Le cerveau de cette attaque terroriste est André Canal, alias le « monocle noir », chef de la mission III de l’OAS, envoyé en France par Raoul Salan, un des quatre généraux putschistes, pour fédérer les activistes pro-Algérie française. En septembre 1962, il est condamné à mort par la cour militaire de justice, peine commuée en prison à perpétuité par de Gaulle. A-t-il aussi supervisé l’attentat qui a visé mon père ? C’est probable. Je n’en ai pas la preuve…
L’organisation discréditée en métropole
L’histoire de Delphine Renard et sa photographie légendée « ce visage mutilé accuse l’OAS », publiée à la une de « Paris Match », ont contribué à discréditer l’organisation en métropole. Dans les semaines qui suivent, les manifestations contre le groupe terroriste se succèdent, jusqu’à celle de février 1962, au métro Charonne, réprimée dans le sang. L’OAS ne trouvera jamais dans l’Hexagone le soutien d’une population qui s’inquiète surtout de l’envoi des appelés sur l’autre rive.
Mon père, même s’il avait pris le parti des indépendantistes au point de se résoudre à leur violence insurrectionnelle, n’a jamais renoncé à comprendre ces hommes qui voulurent sa mort. Il le rappelle dans son livre posthume, « Réconcilier la France. Une histoire vécue de la nation » (L’Observatoire) : « Je considérais l’avenir des Français d’Algérie comme trop grave pour me préoccuper des injures qu’ils m’adressaient. Plus la négociation tardait, plus ils auraient à pâtir. Dans les jours qui ont précédé l’indépendance, les hommes de l’OAS le comprirent qui essayèrent de traiter avec le FLN vainqueur. Une fois que, pour eux, tout était perdu. Après qu’ils eurent tout fait pour tout perdre. »
C’est aussi ce qui explique, écrit-il, qu’il ait demandé que l’on amende le célèbre « Appel des 121 » que lui avaient soumis Marguerite Duras et Dionys Mascolo. « Que faut-il y ajouter ? demanda Mascolo.
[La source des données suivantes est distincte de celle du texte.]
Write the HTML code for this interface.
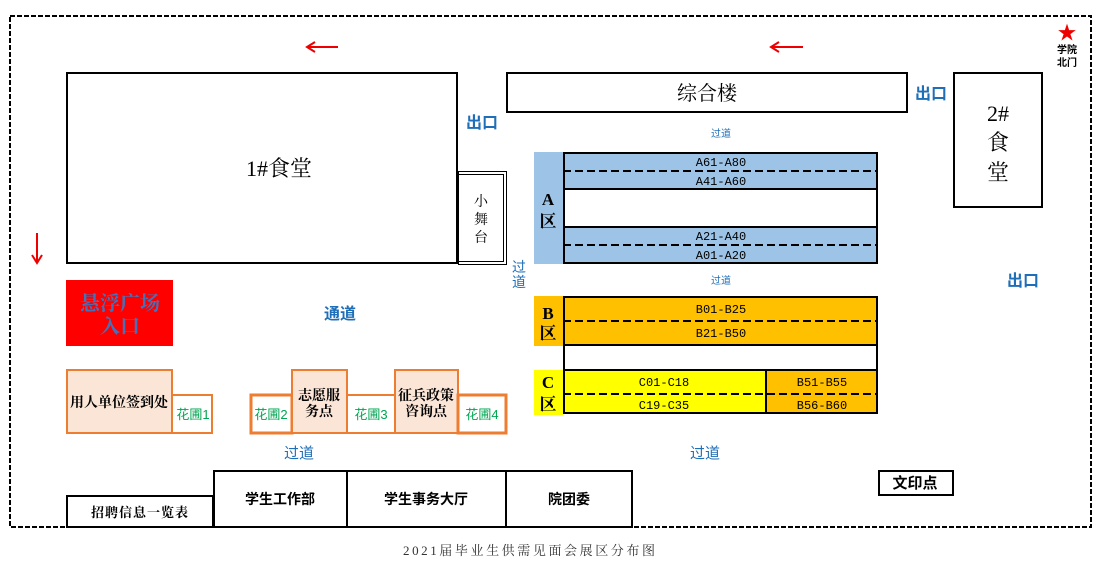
<!DOCTYPE html>
<html><head><meta charset="utf-8"><style>
html,body{margin:0;padding:0;background:#fff;}
svg{display:block;}
.s{font-family:"Liberation Serif","Noto Serif CJK SC",serif;}
.h{font-family:"Liberation Sans","Noto Sans CJK SC",sans-serif;}
.m{font-family:"Liberation Mono","Noto Sans CJK SC",monospace;}
.blue{fill:#1f6fb8;}
.grn{fill:#00a550;}
</style></head><body>
<svg width="1104" height="567" viewBox="0 0 1104 567" xmlns="http://www.w3.org/2000/svg">
<rect x="0" y="0" width="1104" height="567" fill="#fff"/>
<!-- outer dashed border -->
<rect x="10" y="16" width="1081" height="511" fill="none" stroke="#000" stroke-width="2" stroke-dasharray="5,2"/>

<!-- arrows -->
<g stroke="#e00" stroke-width="2" fill="none">
<line x1="308" y1="47" x2="338" y2="47"/><polyline points="315,42 307,47 315,52"/>
<line x1="772" y1="47" x2="803" y2="47"/><polyline points="779,42 771,47 779,52"/>
<line x1="37" y1="233" x2="37" y2="262"/><polyline points="32,255 37,263 42,255"/>
</g>

<!-- 1#食堂 -->
<rect x="67" y="73" width="390" height="190" fill="none" stroke="#000" stroke-width="2"/>
<text x="279" y="176" class="s" font-size="22" text-anchor="middle">1#食堂</text>

<!-- 小舞台 -->
<rect x="458.5" y="171.5" width="48" height="93" fill="none" stroke="#000" stroke-width="1"/>
<rect x="458.5" y="174.5" width="45" height="87" fill="none" stroke="#000" stroke-width="1"/>
<g class="s" font-size="14" text-anchor="middle">
<text x="481" y="206">小</text><text x="481" y="224">舞</text><text x="481" y="242">台</text>
</g>

<!-- 出口 labels -->
<g class="h blue" font-size="16" font-weight="bold" text-anchor="middle">
<text x="482" y="128">出口</text>
<text x="931" y="99">出口</text>
<text x="1023" y="286">出口</text>
<text x="340" y="319">通道</text>
</g>

<!-- 综合楼 -->
<rect x="507" y="73" width="400" height="39" fill="none" stroke="#000" stroke-width="2"/>
<text x="707" y="100" class="s" font-size="20" text-anchor="middle">综合楼</text>

<!-- 2#食堂 -->
<rect x="954" y="73" width="88" height="134" fill="none" stroke="#000" stroke-width="2"/>
<g class="s" font-size="22" text-anchor="middle">
<text x="998" y="121">2#</text><text x="998" y="150">食</text><text x="998" y="180">堂</text>
</g>

<!-- star / 学院北门 -->
<text x="1067" y="39" font-size="19" fill="#e00" text-anchor="middle" class="h">★</text>
<g class="h" font-size="10" font-weight="bold" text-anchor="middle">
<text x="1067" y="53">学院</text><text x="1067" y="66">北门</text>
</g>

<!-- small 过道 -->
<g class="h blue" font-size="10" text-anchor="middle">
<text x="721" y="137">过道</text>
<text x="721" y="284">过道</text>
</g>
<g class="h blue" font-size="14" text-anchor="middle">
<text x="519" y="272">过</text><text x="519" y="287">道</text>
<text x="299" y="458" font-size="15">过道</text>
<text x="705" y="458" font-size="15">过道</text>
</g>

<!-- A 区 -->
<rect x="534" y="152" width="29" height="112" fill="#9dc3e6"/>
<rect x="563" y="152" width="315" height="37" fill="#9dc3e6"/>
<rect x="563" y="227" width="315" height="37" fill="#9dc3e6"/>
<g stroke="#000" stroke-width="2" fill="none">
<rect x="564" y="153" width="313" height="110"/>
<line x1="563" y1="189" x2="878" y2="189"/>
<line x1="563" y1="227" x2="878" y2="227"/>
<line x1="563" y1="171" x2="878" y2="171" stroke-dasharray="8,4"/>
<line x1="563" y1="245" x2="878" y2="245" stroke-dasharray="8,4"/>
</g>
<g class="m" font-size="12" text-anchor="middle">
<text x="721" y="166">A61-A80</text>
<text x="721" y="185">A41-A60</text>
<text x="721" y="240">A21-A40</text>
<text x="721" y="259">A01-A20</text>
</g>
<g class="s" font-size="17" font-weight="bold" text-anchor="middle">
<text x="548" y="205">A</text><text x="548" y="227">区</text>
</g>

<!-- B 区 -->
<rect x="534" y="296" width="29" height="50" fill="#ffc000"/>
<rect x="563" y="296" width="315" height="49" fill="#ffc000"/>
<!-- C 区 -->
<rect x="534" y="370" width="29" height="45" fill="#ffff00"/>
<rect x="563" y="370" width="203" height="44" fill="#ffff00"/>
<rect x="766" y="370" width="112" height="44" fill="#ffc000"/>
<g stroke="#000" stroke-width="2" fill="none">
<rect x="564" y="297" width="313" height="116"/>
<line x1="563" y1="345" x2="878" y2="345"/>
<line x1="563" y1="370" x2="878" y2="370"/>
<line x1="766" y1="370" x2="766" y2="414"/>
<line x1="563" y1="321" x2="878" y2="321" stroke-dasharray="8,4"/>
<line x1="563" y1="394" x2="878" y2="394" stroke-dasharray="8,4"/>
</g>
<g class="m" font-size="12" text-anchor="middle">
<text x="721" y="313">B01-B25</text>
<text x="721" y="337">B21-B50</text>
<text x="664" y="386">C01-C18</text>
<text x="664" y="409">C19-C35</text>
<text x="822" y="386">B51-B55</text>
<text x="822" y="409">B56-B60</text>
</g>
<g class="s" font-size="17" font-weight="bold" text-anchor="middle">
<text x="548" y="319">B</text><text x="548" y="339">区</text>
<text x="548" y="388">C</text><text x="548" y="410">区</text>
</g>

<!-- 悬浮广场入口 -->
<rect x="66" y="280" width="107" height="66" fill="#ff0000"/>
<g class="s" font-size="20" font-weight="bold" text-anchor="middle" fill="#4670b8">
<text x="120" y="310">悬浮广场</text>
<text x="120" y="333">入口</text>
</g>

<!-- peach boxes & 花圃 -->
<g stroke="#ed7d31" stroke-width="2">
<rect x="67" y="370" width="105" height="63" fill="#fbe5d6"/>
<rect x="172" y="395" width="40" height="38" fill="#fff"/>
<rect x="251" y="395" width="41" height="38" fill="#fff" stroke-width="3"/>
<rect x="292" y="370" width="55" height="63" fill="#fbe5d6"/>
<rect x="347" y="395" width="48" height="38" fill="#fff"/>
<rect x="395" y="370" width="63" height="63" fill="#fbe5d6"/>
<rect x="458" y="395" width="48" height="38" fill="#fff" stroke-width="3"/>
</g>
<g class="s" font-size="14" font-weight="bold" text-anchor="middle">
<text x="119" y="407">用人单位签到处</text>
<text x="319" y="400">志愿服</text>
<text x="319" y="416">务点</text>
<text x="426" y="400">征兵政策</text>
<text x="426" y="416">咨询点</text>
</g>
<g class="h grn" font-size="13" text-anchor="middle">
<text x="193" y="419">花圃1</text>
<text x="271" y="419">花圃2</text>
<text x="371" y="419">花圃3</text>
<text x="482" y="419">花圃4</text>
</g>

<!-- bottom buildings -->
<g stroke="#000" stroke-width="2" fill="#fff">
<rect x="67" y="496" width="146" height="31"/>
<rect x="214" y="471" width="133" height="56"/>
<rect x="347" y="471" width="159" height="56"/>
<rect x="506" y="471" width="126" height="56"/>
<rect x="879" y="471" width="74" height="24"/>
</g>
<text x="140" y="517" class="s" font-size="13" font-weight="bold" text-anchor="middle" letter-spacing="1">招聘信息一览表</text>
<g class="h" font-size="14" font-weight="bold" text-anchor="middle">
<text x="280" y="504">学生工作部</text>
<text x="426" y="504">学生事务大厅</text>
<text x="569" y="504">院团委</text>
<text x="915" y="488" font-size="15">文印点</text>
</g>

<!-- caption -->
<text x="403" y="555" class="s" font-size="13" fill="#333" textLength="252" lengthAdjust="spacing">2021届毕业生供需见面会展区分布图</text>
</svg>
</body></html>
Ce qu’on voudrait, répondis-je, pourvu qu’il fût évident qu’on ne pouvait imaginer une insoumission quelconque sans réclamer aussi la sécurité pour les Français comme pour les Algériens ; et qu’on sût mettre de notre côté tous les non-musulmans libéraux, pauvres et exploités qui avaient l’impression qu’au racisme antiarabe de la droite française allait succéder un racisme anti-pied-noir de la gauche. » Mascolo et Duras acquiescèrent, mais l’ajout ne parut finalement pas dans l’appel, que mon père ne signa pas. Après avoir consulté Sartre, Simone de Beauvoir avait refusé toute modification. « Jean Daniel est un emmerdeur, on s’en passera », avait-elle tranché de son célèbre ton cassant.